Two new editorial writers, an online editor and an articles editor for op-ed in on the second floor at the L.A. Times, and some other names headed out. Plus the "visiting fellow" status that has been used a couple of times will be shelved. The memo to the staff from opinion editor Andrés Martinez follows.
October 4, 2006
From: Andres Martinez,
Editor, Editorial/Opinion PagesTo: The Editorial Staff
I'm pleased to announce some staff additions to the opinion pages.
Tim Cavanaugh will join the Times as opinion web editor on Nov. 6. Tim has been Reason magazine's web editor since 2002. Prior to that he edited the popular satirical site Suck.com for Wired Digital/Lycos. Prior to the dot-com revolution, Tim covered the old economy, writing about the chemical industry for Chemical Marketing Reporter in the early 1990s. He has also been a prolific freelancer for publications ranging from the L.A. Times to the Beirut Daily Star. Tim is a versatile writer, editor and techie who will coordinate the newspaper's online opinion offerings. He is a graduate of Rutgers and a native of Atlantic City, N.J.
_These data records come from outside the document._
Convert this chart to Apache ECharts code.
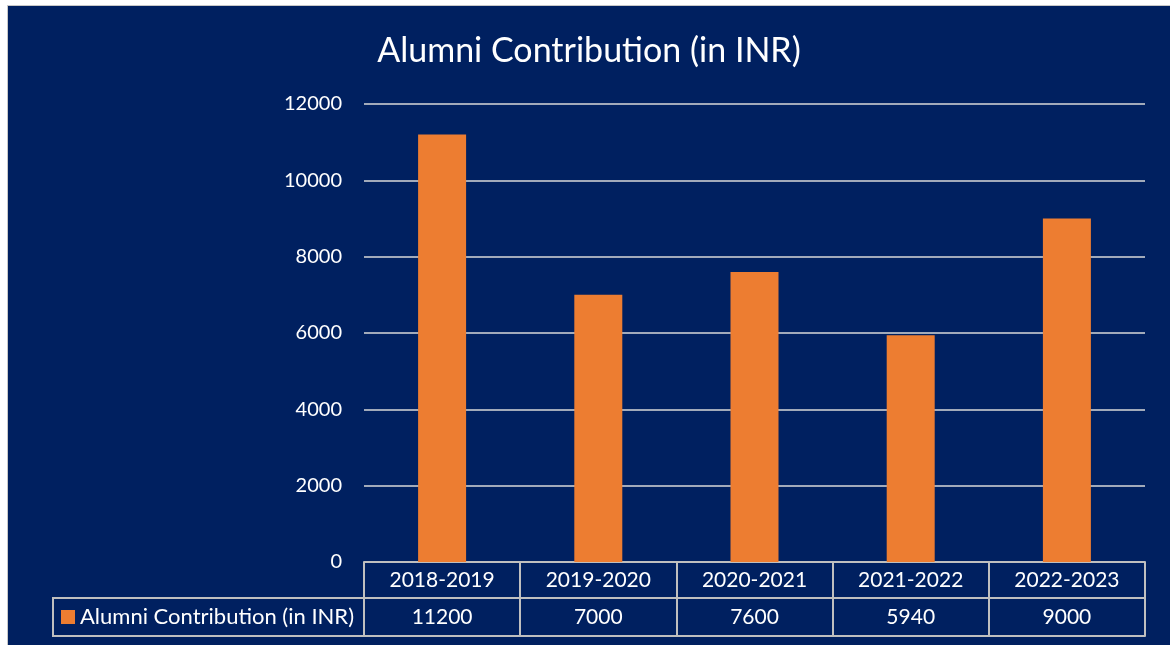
<!DOCTYPE html>
<html>
<head>
<meta charset="utf-8">
<script src="https://cdn.jsdelivr.net/npm/echarts@6/dist/echarts.min.js"></script>
<style>
  html, body { margin: 0; padding: 0; background: #ffffff; }
  #main {
    position: absolute; left: 7px; top: 5px;
    width: 1162px; height: 639px;
    border-left: 1px solid #c8c8c8; border-top: 1px solid #c8c8c8;
  }
</style>
</head>
<body>
<div id="main"></div>
<script>
// data
var categories = ['2018-2019', '2019-2020', '2020-2021', '2021-2022', '2022-2023'];
var contribution = [11200, 7000, 7600, 5940, 9000];
var seriesName = 'Alumni Contribution (in INR)';
var yTicks = { min: 0, max: 12000, interval: 2000 };

var navy = '#002060';
var orange = '#ED7D31';
var lineCol = '#BFBFBF';
var fontFam = 'Lato, "Open Sans", sans-serif';

var myChart = echarts.init(document.getElementById('main'));

var option = {
  backgroundColor: navy,
  animation: false,
  textStyle: { fontFamily: fontFam },
  title: {
    text: 'Alumni Contribution (in INR)',
    left: 576,
    top: 23,
    textAlign: 'center',
    textStyle: { color: '#ffffff', fontSize: 34, fontWeight: 'normal', fontFamily: fontFam }
  },
  legend: {
    data: [seriesName],
    left: 48,
    top: 595,
    icon: 'rect',
    itemWidth: 14,
    itemHeight: 14,
    textStyle: { color: '#ffffff', fontSize: 22, fontFamily: fontFam }
  },
  grid: { left: 356, right: 25, top: 98, bottom: 83 },
  xAxis: [
    {
      type: 'category',
      data: categories,
      position: 'bottom',
      axisLine: { show: true, lineStyle: { color: lineCol, width: 2 } },
      axisTick: { show: true, length: 74, lineStyle: { color: lineCol, width: 2 } },
      axisLabel: { color: '#ffffff', fontSize: 21, margin: 18, verticalAlign: 'middle', fontFamily: fontFam }
    },
    {
      type: 'category',
      data: contribution.map(String),
      position: 'bottom',
      offset: 36,
      axisLine: { show: true, lineStyle: { color: lineCol, width: 2 } },
      axisTick: { show: false },
      axisLabel: { color: '#ffffff', fontSize: 21, margin: 19, verticalAlign: 'middle', fontFamily: fontFam }
    },
    {
      type: 'category',
      data: categories,
      position: 'bottom',
      offset: 74,
      axisLine: { show: true, lineStyle: { color: lineCol, width: 2 } },
      axisTick: { show: false },
      axisLabel: { show: false }
    }
  ],
  yAxis: {
    type: 'value',
    min: yTicks.min,
    max: yTicks.max,
    interval: yTicks.interval,
    axisLine: { show: false },
    axisTick: { show: false },
    axisLabel: {
      color: '#ffffff', fontSize: 20, margin: 22, fontFamily: fontFam,
      formatter: function (v) { return String(v); }
    },
    splitLine: { lineStyle: { color: '#D9D9D9', width: 1.5 } }
  },
  graphic: [
    {
      type: 'rect',
      shape: { x: 45, y: 592, width: 311, height: 38 },
      style: { fill: 'none', stroke: lineCol, lineWidth: 2 }
    }
  ],
  series: [
    {
      name: seriesName,
      type: 'bar',
      xAxisIndex: 0,
      data: contribution,
      barWidth: 48,
      itemStyle: { color: orange }
    }
  ]
};

myChart.setOption(option);
</script>
</body>
</html>
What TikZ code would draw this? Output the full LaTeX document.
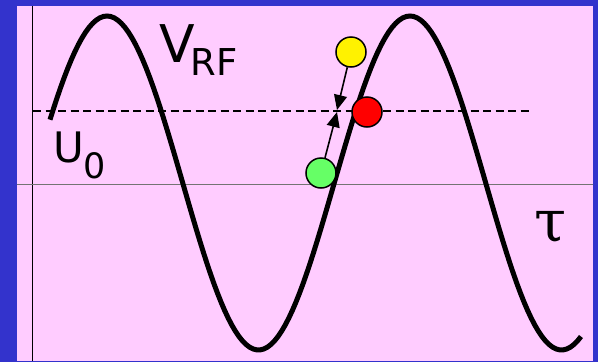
\documentclass[tikz,border=0pt]{standalone}
\usepackage{fontspec}
\setmainfont{DejaVu Sans}
\newfontfamily\greekfont{DejaVu Serif}
\usetikzlibrary{arrows.meta, positioning}
\usepackage{xcolor}
\definecolor{slideblue}{RGB}{51,51,204}
\definecolor{slidepink}{RGB}{255,204,255}
\definecolor{ballgreen}{RGB}{102,255,102}

\tikzset{
  wave/.style={line width=5pt, black},
  axis/.style={line width=1pt},
  level/.style={line width=1.5pt, dash pattern=on 8pt off 4.5pt},
  ball/.style={circle, draw=black, line width=1.5pt, minimum size=30pt, inner sep=0pt},
  push/.style={line width=1.6pt, -{Triangle[length=15pt, width=13pt]}},
  lbl/.style={inner sep=0pt, anchor=base west}
}

\begin{document}
\begin{tikzpicture}[x=1pt, y=-1pt]
  \useasboundingbox (0,0) rectangle (598,362);

  % slide background
  \fill[slideblue] (0,0) rectangle (598,362);
  \fill[slidepink] (17,6) rectangle (593,361);

  % axes
  \draw[axis] (32,6) -- (32,361);
  \draw[axis, black!55] (17,184) -- (593,184);

  % level U0
  \draw[level] (33,111) -- (532,111);

  % rf wave, period 303
  \draw[wave] plot[domain=50:581, samples=150] (\x, {183 - 167*cos(1.18812*(\x-107))});

  % labels
  \node[lbl] (vrf) at (159,62) {\fontsize{52}{52}\selectfont V\kern-4pt\raisebox{-13pt}{\fontsize{37}{37}\selectfont RF}};
  \node[lbl] (u0) at (53,162) {\fontsize{42}{42}\selectfont U\raisebox{-16pt}{\fontsize{35}{35}\selectfont 0}};
  \node[lbl] (tau) at (534,241) {\fontsize{58}{58}\selectfont\greekfont τ};

  % particles
  \foreach \n/\c/\x/\y in {yellowball/yellow/351/52, redball/red/367/112, greenball/ballgreen/321/173} {
    \node[ball, fill=\c] (\n) at (\x,\y) {};
  }
  \coordinate (hitup) at (337,110);
  \coordinate (hitdown) at (337,112);
  \draw[push] (yellowball) -- (hitup);
  \draw[push] (greenball) -- (hitdown);
\end{tikzpicture}
\end{document}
Robin Rauzi, who has been working as an assistant travel editor since 2004, will join the op-ed staff as an articles editor on Oct. 16. Robin joined the Times' Valley Edition as a features writer in 1995, and came to work in Calendar as the assistant Calendar Weekend editor in 1998. In 2002 and 2003, she left the paper and spent a year traveling through Europe. She returned to the paper in late 2003 to work in a variety of editing jobs in Calendar. She has also written travel stories and has served as editor of the Western Travel page since it was launched last year. She has a degree in cinema-television from the University of Southern California and a master's degree in journalism from Ohio University.
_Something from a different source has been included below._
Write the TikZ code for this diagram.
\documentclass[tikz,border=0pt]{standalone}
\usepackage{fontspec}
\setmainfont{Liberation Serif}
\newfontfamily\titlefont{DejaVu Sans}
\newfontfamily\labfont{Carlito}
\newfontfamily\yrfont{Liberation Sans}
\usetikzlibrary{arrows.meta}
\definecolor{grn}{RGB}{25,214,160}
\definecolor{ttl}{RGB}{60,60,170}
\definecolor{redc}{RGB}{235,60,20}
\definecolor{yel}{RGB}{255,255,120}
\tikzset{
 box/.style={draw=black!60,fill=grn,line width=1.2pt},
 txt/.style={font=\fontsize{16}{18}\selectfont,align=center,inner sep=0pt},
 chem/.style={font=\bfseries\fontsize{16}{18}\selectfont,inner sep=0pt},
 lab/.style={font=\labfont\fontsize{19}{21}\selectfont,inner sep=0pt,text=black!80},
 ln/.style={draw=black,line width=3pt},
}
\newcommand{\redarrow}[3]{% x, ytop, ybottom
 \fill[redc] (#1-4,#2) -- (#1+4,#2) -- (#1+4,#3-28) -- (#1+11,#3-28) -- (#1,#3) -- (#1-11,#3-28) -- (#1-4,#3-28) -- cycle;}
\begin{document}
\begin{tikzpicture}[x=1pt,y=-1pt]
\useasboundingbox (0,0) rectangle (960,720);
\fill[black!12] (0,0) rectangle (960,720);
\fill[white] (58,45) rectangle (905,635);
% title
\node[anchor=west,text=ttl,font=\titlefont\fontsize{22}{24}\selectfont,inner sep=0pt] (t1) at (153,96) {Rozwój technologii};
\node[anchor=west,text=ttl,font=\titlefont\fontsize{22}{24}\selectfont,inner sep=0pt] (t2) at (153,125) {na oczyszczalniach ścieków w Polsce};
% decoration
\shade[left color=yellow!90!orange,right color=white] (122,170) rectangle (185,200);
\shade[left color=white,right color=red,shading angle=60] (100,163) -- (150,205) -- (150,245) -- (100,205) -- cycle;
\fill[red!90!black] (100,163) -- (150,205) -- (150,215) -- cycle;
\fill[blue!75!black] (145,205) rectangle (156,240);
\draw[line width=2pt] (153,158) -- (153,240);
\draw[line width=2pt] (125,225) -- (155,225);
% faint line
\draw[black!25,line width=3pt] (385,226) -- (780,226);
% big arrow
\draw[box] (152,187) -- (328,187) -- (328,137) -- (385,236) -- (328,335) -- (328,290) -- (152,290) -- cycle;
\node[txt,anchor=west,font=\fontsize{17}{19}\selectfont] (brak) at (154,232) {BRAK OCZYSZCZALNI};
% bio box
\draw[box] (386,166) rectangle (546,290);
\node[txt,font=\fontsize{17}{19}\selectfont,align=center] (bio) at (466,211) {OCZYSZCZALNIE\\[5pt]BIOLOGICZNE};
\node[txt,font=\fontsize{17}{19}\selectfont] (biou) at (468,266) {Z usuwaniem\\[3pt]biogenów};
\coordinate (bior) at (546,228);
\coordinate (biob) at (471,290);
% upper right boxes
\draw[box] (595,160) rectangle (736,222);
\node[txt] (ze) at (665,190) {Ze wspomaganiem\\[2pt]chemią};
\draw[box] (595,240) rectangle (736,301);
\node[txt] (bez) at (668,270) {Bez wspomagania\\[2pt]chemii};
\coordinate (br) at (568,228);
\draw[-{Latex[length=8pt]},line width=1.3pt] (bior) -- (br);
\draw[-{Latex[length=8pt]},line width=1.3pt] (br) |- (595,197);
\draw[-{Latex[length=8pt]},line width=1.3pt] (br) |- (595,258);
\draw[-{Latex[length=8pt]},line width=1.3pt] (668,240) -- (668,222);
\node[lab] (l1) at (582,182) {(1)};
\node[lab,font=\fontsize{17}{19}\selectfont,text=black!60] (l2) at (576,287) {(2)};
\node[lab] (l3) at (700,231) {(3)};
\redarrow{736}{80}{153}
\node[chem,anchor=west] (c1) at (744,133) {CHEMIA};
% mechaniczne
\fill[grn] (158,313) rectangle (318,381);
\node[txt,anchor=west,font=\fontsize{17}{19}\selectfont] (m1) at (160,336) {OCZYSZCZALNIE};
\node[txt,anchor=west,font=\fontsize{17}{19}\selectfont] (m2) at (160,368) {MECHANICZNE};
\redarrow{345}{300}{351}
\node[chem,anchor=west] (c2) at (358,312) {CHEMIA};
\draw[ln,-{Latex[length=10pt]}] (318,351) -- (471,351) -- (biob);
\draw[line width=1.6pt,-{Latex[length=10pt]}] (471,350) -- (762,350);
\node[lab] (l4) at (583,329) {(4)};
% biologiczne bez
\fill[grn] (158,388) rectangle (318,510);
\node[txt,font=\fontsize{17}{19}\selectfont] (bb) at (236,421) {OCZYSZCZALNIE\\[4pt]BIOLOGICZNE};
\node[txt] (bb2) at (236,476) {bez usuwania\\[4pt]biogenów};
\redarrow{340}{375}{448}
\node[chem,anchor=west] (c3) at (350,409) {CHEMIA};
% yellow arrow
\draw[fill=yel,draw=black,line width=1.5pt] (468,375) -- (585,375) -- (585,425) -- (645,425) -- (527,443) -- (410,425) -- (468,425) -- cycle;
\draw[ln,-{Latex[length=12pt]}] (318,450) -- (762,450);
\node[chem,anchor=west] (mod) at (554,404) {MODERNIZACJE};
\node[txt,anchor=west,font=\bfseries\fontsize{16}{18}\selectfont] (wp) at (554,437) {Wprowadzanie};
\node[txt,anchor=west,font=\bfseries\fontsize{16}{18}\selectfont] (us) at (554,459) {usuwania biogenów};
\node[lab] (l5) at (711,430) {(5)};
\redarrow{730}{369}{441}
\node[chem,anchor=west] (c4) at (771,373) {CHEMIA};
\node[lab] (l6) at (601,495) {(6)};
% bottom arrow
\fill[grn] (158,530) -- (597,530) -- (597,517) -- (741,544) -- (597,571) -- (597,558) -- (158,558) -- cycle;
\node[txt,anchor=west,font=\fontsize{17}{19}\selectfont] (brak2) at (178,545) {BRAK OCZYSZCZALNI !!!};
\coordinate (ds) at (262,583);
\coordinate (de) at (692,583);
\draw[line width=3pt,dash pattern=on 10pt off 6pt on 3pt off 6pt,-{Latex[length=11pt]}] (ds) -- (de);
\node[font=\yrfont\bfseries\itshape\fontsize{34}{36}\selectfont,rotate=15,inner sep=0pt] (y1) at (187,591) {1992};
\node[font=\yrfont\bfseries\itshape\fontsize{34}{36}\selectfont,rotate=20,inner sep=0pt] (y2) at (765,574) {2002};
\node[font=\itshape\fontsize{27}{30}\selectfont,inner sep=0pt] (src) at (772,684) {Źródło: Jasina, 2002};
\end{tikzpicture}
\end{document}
Michael McGough will join the Times as senior editorial writer on Nov. 1. Michael has been a visiting fellow on the editorial board since the spring, and has made himself indispensable by writing the most thoughtful editorials in the country on the wrestling between Congress and the administration over NSA wiretaps and such "quaint" matters as the Geneva Convention. Michael was for many years the editorial page editor at the Pittsburgh Post-Gazette, and also covered the Supreme Court for that newspaper. Michael has been a prolific contributor over the years to The New Republic, Slate and other publications. During the Kinsley era in our department, Michael wrote a religion column for our op-ed page. Michael will be working in Washington, alongside Sonni Efron, an editorial board member who covers foreign policy issues. Call it the DC bureau's opinion pod. Michael is a native of Pittsburgh and a graduate of Allegheny College.
Lisa Richardson, a general assignment reporter, will become an editorial writer on Oct. 23. Lisa joined the Times 14 years ago. She initially covered the harbor and gangs out of the old South Bay bureau in Torrance. Then in 1995 she moved to the Orange County edition, where she covered welfare reform, social services and education. She joined the Metro staff in 2001. On the editorial board, Lisa will write about education, crime, healthcare and other subjects. Before coming to the Times, Lisa worked at the Hartford Courant and before that, the Patriot Ledger in Quincy, Mass. Lisa is a graduate of Dartmouth College and grew up in the Boston area.
That's the good news. The bad news is that we are not growing the department (alas) -- some valued colleagues are moving on....
Michael Soller, as many of you know, is now working at the ACLU. Mary Engel, whose prose graced the editorial page on issues ranging from local politics to the malaria epidemic in Africa, has moved on to the newsroom after a Knight Fellowship at MIT. Dan Costello, after writing doggedly-reported editorials on L.A.'s homeless crisis and other healthcare issues over the course of this year, is headed back to the newsroom next month. As for the visiting fellow slot on the editorial board, it will be retired with McGough's hire.